Essas perspectivas mostram como o conhecimento afro-diaspórico pode nos ajudar a imaginar outros futuros possíveis. São futuros em que a comida de verdade seja um direito garantido, e não uma disputa diária. Futuros em que saberes ancestrais orientem políticas públicas, agricultura e educação alimentar. Futuros em que o cuidado com a terra e com o corpo não sejam luxo, mas parte da vida coletiva.
Quando voltamos o olhar para povos originários e comunidades quilombolas, encontramos práticas que dialogam diretamente com essa utopia freireana e também com a visão de Nêgo Bispo, que nasceu e se formou em território quilombola. Historicamente, esses povos constroem formas de relação com a terra em que o alimento é parte da vida coletiva, da autonomia e da preservação do território. Eles demonstram, na prática, que outra forma de viver e comer é possível. É uma forma que respeita ciclos naturais, valoriza a diversidade, fortalece vínculos e coloca a vida, e não o mercado, no centro.
Isso não significa que esses territórios estejam livres de pressões externas, como violências fundiárias, mudanças climáticas ou políticas que fragilizam a agricultura familiar. Mas mostra que aquilo que muitos chamam de “utopia alimentar” já existe em modos de vida ancestrais que sobreviveram à colonização, ao racismo e ao apagamento. Esses modos guardam saberes fundamentais para o presente e o futuro. Como afirma Nêgo Bispo, são formas de existência que “nunca se deixaram inventar”, justamente porque mantém viva a relação entre território, encantamento e coletividade.

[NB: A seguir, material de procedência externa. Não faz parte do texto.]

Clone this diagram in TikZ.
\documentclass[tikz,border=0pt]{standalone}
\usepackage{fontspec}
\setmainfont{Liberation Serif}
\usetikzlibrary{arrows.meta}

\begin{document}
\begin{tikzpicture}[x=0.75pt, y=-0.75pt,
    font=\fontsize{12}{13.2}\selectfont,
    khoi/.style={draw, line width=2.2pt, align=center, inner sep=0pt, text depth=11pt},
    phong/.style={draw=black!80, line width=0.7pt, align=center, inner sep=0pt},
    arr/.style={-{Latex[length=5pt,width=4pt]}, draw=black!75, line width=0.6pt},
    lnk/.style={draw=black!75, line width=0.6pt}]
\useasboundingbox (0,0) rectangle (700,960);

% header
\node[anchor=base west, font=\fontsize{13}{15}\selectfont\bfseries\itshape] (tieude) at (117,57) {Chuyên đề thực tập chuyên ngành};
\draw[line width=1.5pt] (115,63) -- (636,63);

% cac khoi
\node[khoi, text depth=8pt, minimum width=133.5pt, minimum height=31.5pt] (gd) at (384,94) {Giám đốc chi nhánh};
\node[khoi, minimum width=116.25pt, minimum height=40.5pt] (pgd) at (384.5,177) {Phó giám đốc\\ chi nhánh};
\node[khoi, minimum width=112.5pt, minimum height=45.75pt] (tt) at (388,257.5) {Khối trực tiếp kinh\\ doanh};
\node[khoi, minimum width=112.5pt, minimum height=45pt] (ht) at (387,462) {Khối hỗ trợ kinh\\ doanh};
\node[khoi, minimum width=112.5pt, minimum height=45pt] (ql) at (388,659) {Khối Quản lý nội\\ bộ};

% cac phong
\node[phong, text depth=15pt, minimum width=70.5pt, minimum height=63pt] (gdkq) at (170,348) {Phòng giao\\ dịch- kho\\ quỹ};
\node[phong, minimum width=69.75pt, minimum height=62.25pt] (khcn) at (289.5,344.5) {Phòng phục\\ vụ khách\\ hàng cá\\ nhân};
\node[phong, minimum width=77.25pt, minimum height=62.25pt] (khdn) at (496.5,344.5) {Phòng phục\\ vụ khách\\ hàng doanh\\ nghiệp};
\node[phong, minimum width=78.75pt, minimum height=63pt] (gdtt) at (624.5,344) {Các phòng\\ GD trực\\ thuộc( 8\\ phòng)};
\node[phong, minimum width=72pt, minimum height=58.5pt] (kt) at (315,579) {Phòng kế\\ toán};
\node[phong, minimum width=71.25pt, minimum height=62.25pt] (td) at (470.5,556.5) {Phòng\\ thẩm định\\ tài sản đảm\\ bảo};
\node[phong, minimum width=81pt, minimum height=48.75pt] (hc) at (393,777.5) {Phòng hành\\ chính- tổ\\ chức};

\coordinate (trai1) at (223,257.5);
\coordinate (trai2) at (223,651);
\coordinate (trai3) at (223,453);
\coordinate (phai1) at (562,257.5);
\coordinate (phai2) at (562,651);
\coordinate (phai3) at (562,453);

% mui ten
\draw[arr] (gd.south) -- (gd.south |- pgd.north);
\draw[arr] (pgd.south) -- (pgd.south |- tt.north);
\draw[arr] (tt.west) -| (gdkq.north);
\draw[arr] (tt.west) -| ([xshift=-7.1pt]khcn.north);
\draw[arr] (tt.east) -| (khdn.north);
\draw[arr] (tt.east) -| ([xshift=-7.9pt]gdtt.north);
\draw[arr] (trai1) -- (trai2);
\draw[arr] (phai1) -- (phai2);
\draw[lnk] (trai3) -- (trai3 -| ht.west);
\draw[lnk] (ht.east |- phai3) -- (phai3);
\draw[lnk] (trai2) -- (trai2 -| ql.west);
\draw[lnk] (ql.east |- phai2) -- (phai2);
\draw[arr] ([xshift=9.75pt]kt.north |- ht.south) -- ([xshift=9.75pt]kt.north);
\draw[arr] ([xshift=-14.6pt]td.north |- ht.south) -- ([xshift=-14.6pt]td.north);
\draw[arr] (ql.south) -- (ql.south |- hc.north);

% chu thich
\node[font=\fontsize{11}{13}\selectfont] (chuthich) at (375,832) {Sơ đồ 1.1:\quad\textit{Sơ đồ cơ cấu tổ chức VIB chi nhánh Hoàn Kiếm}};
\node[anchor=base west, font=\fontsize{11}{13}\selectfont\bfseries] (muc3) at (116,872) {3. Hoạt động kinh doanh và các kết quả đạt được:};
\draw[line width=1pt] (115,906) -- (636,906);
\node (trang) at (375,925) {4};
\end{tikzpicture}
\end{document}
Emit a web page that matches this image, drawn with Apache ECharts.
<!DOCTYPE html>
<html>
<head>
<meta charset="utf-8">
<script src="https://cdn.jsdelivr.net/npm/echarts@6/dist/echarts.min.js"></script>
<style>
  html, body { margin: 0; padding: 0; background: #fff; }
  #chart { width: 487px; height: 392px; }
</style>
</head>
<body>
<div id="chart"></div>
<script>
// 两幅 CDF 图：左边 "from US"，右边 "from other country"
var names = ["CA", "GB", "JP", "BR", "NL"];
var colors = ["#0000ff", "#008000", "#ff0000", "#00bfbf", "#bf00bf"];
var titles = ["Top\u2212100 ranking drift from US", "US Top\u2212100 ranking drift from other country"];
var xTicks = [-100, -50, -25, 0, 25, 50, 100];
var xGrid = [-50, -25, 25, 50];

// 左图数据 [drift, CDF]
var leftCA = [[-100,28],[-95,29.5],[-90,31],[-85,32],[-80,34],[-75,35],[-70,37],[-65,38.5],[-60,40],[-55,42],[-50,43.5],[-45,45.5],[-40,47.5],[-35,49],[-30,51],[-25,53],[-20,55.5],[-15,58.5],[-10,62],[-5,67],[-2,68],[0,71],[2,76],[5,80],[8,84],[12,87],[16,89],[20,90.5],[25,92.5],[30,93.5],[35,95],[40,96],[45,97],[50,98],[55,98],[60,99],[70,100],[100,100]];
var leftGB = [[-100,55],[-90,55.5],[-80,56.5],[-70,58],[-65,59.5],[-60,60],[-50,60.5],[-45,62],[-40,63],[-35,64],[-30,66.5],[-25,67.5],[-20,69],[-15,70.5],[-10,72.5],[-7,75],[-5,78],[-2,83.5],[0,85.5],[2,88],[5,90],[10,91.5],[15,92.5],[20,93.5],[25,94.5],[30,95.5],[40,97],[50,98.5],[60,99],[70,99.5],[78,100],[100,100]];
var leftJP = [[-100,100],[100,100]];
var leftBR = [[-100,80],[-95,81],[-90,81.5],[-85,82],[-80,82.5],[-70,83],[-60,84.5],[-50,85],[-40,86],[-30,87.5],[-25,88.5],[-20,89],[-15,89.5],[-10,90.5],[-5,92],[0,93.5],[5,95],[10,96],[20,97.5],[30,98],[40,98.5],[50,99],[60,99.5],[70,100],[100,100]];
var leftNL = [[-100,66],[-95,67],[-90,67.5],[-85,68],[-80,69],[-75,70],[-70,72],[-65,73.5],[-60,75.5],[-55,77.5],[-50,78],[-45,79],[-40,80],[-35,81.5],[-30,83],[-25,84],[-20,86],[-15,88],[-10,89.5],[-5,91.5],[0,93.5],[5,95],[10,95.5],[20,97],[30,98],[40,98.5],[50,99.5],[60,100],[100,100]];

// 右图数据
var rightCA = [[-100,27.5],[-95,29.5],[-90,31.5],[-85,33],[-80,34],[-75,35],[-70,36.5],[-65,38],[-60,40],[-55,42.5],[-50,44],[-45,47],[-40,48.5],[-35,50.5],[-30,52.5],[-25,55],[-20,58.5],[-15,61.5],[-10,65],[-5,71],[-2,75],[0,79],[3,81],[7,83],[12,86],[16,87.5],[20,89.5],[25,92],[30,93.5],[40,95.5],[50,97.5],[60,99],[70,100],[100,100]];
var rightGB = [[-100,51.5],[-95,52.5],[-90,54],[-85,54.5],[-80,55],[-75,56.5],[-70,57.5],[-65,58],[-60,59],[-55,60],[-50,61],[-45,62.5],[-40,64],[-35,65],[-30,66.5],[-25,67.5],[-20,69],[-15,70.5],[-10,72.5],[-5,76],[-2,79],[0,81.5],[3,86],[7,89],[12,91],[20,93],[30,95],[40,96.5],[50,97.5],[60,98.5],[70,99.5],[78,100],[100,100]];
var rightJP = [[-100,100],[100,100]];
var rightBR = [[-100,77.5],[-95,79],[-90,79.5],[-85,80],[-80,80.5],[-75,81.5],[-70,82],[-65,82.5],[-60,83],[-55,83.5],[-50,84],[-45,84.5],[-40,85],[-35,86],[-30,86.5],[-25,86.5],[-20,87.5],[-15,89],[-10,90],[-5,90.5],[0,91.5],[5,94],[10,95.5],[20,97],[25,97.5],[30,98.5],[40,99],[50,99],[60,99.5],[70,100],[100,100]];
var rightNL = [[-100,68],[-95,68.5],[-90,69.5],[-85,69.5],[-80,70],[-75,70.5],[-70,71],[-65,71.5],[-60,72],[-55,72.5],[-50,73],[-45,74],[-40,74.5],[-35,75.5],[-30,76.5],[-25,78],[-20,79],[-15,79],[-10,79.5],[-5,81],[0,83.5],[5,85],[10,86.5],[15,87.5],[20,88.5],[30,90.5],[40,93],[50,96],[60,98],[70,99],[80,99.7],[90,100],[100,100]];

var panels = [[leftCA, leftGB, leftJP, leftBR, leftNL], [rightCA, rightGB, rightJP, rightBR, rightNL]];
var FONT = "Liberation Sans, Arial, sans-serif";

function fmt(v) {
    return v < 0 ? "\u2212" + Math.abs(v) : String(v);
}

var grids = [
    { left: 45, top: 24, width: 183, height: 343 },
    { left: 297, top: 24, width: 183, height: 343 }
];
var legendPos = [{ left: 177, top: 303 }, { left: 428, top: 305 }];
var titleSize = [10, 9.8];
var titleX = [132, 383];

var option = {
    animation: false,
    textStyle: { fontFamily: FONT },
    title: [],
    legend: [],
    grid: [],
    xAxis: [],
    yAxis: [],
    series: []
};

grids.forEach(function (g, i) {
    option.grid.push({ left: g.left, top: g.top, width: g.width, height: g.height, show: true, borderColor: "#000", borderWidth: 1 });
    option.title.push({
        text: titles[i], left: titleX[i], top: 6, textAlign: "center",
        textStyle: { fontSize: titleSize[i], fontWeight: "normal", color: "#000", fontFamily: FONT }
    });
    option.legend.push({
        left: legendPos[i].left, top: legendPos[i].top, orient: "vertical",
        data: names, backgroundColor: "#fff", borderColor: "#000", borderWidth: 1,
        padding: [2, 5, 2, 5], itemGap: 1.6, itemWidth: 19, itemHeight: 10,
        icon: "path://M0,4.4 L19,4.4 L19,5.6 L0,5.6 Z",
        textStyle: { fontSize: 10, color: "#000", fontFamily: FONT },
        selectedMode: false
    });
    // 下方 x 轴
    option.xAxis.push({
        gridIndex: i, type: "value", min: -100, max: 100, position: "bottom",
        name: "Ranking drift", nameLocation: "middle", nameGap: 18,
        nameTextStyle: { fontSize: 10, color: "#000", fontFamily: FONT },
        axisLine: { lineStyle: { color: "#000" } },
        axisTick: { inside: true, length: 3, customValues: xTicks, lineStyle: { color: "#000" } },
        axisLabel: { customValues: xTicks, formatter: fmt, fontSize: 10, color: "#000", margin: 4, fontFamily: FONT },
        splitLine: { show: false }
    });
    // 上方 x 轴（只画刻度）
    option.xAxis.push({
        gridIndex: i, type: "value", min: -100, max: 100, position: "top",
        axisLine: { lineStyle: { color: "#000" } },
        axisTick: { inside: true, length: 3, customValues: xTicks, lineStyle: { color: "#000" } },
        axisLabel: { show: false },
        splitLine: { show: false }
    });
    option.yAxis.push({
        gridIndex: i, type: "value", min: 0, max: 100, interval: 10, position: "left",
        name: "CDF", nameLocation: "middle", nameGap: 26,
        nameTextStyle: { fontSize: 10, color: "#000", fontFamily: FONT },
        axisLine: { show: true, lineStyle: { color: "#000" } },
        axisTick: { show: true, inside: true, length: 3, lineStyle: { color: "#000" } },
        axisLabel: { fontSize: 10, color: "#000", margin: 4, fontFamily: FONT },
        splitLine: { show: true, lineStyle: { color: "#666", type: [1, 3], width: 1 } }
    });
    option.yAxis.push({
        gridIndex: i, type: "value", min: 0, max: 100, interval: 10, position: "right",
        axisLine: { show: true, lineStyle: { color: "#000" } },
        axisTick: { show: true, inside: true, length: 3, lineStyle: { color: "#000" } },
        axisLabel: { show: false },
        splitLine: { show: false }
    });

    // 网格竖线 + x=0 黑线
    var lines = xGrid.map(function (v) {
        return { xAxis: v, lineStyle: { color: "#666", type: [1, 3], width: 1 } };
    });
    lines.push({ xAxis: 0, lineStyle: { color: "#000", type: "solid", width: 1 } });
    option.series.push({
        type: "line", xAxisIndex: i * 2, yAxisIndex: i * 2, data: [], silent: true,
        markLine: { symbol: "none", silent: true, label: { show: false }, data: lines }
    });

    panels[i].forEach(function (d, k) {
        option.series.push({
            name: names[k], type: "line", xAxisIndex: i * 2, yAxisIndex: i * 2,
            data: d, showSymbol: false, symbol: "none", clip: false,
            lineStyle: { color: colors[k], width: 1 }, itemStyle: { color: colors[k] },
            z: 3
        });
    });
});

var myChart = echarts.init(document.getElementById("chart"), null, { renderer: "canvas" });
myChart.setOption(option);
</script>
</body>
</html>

Assim, ao trazer para o centro as reflexões de pensadoras negras, os conhecimentos afro-diaspóricos, as contribuições de Nêgo Bispo e as práticas de povos originários, entendemos que a utopia alimentar não é fantasia. Ela já pulsa em muitos territórios, hortas, quintais e cozinhas. O desafio é fazer com que essas formas de existir deixem de ser exceção e se tornem horizonte comum.